— Start of Raw data —

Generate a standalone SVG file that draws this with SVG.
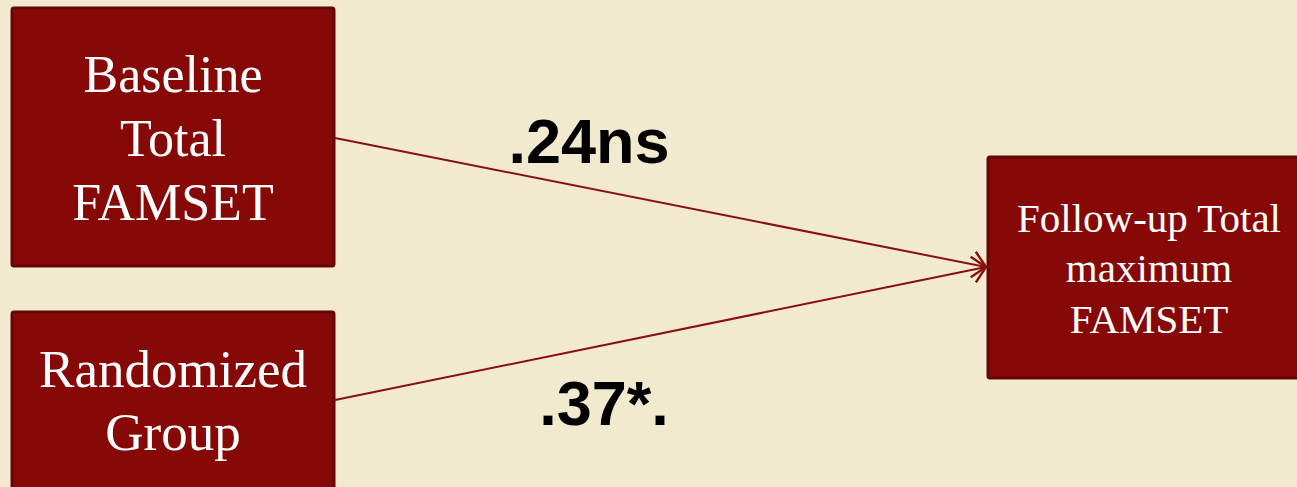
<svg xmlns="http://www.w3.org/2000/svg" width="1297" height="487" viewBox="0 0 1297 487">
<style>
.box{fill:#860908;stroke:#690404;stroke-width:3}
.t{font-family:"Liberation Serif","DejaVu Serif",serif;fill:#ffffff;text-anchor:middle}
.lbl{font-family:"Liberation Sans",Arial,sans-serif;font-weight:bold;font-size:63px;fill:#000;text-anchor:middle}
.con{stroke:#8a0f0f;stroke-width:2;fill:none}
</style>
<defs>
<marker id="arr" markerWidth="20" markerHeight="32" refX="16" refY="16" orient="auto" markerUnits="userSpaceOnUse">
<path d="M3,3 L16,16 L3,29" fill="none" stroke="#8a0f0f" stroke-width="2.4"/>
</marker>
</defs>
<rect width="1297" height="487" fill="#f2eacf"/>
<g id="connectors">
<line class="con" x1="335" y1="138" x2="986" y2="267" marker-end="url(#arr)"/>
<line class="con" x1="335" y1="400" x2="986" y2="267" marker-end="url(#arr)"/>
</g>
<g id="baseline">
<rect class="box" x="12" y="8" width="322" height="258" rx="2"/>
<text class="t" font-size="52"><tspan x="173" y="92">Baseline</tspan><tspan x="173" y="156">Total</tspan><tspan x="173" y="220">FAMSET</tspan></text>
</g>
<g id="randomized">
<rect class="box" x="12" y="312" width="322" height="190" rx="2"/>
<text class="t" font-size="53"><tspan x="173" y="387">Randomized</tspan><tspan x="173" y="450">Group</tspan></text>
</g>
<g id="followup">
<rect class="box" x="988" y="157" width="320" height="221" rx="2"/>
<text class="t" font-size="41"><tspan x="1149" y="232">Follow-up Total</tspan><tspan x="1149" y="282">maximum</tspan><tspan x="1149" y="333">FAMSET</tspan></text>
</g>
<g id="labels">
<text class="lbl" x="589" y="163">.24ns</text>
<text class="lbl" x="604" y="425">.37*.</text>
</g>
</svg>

— End of Raw data —

Do this -
Copy the listing exactly. Any image in it stays out of the copy.

Task output -
Generate a standalone SVG file that draws this with SVG.
<svg xmlns="http://www.w3.org/2000/svg" width="1297" height="487" viewBox="0 0 1297 487">
<style>
.box{fill:#860908;stroke:#690404;stroke-width:3}
.t{font-family:"Liberation Serif","DejaVu Serif",serif;fill:#ffffff;text-anchor:middle}
.lbl{font-family:"Liberation Sans",Arial,sans-serif;font-weight:bold;font-size:63px;fill:#000;text-anchor:middle}
.con{stroke:#8a0f0f;stroke-width:2;fill:none}
</style>
<defs>
<marker id="arr" markerWidth="20" markerHeight="32" refX="16" refY="16" orient="auto" markerUnits="userSpaceOnUse">
<path d="M3,3 L16,16 L3,29" fill="none" stroke="#8a0f0f" stroke-width="2.4"/>
</marker>
</defs>
<rect width="1297" height="487" fill="#f2eacf"/>
<g id="connectors">
<line class="con" x1="335" y1="138" x2="986" y2="267" marker-end="url(#arr)"/>
<line class="con" x1="335" y1="400" x2="986" y2="267" marker-end="url(#arr)"/>
</g>
<g id="baseline">
<rect class="box" x="12" y="8" width="322" height="258" rx="2"/>
<text class="t" font-size="52"><tspan x="173" y="92">Baseline</tspan><tspan x="173" y="156">Total</tspan><tspan x="173" y="220">FAMSET</tspan></text>
</g>
<g id="randomized">
<rect class="box" x="12" y="312" width="322" height="190" rx="2"/>
<text class="t" font-size="53"><tspan x="173" y="387">Randomized</tspan><tspan x="173" y="450">Group</tspan></text>
</g>
<g id="followup">
<rect class="box" x="988" y="157" width="320" height="221" rx="2"/>
<text class="t" font-size="41"><tspan x="1149" y="232">Follow-up Total</tspan><tspan x="1149" y="282">maximum</tspan><tspan x="1149" y="333">FAMSET</tspan></text>
</g>
<g id="labels">
<text class="lbl" x="589" y="163">.24ns</text>
<text class="lbl" x="604" y="425">.37*.</text>
</g>
</svg>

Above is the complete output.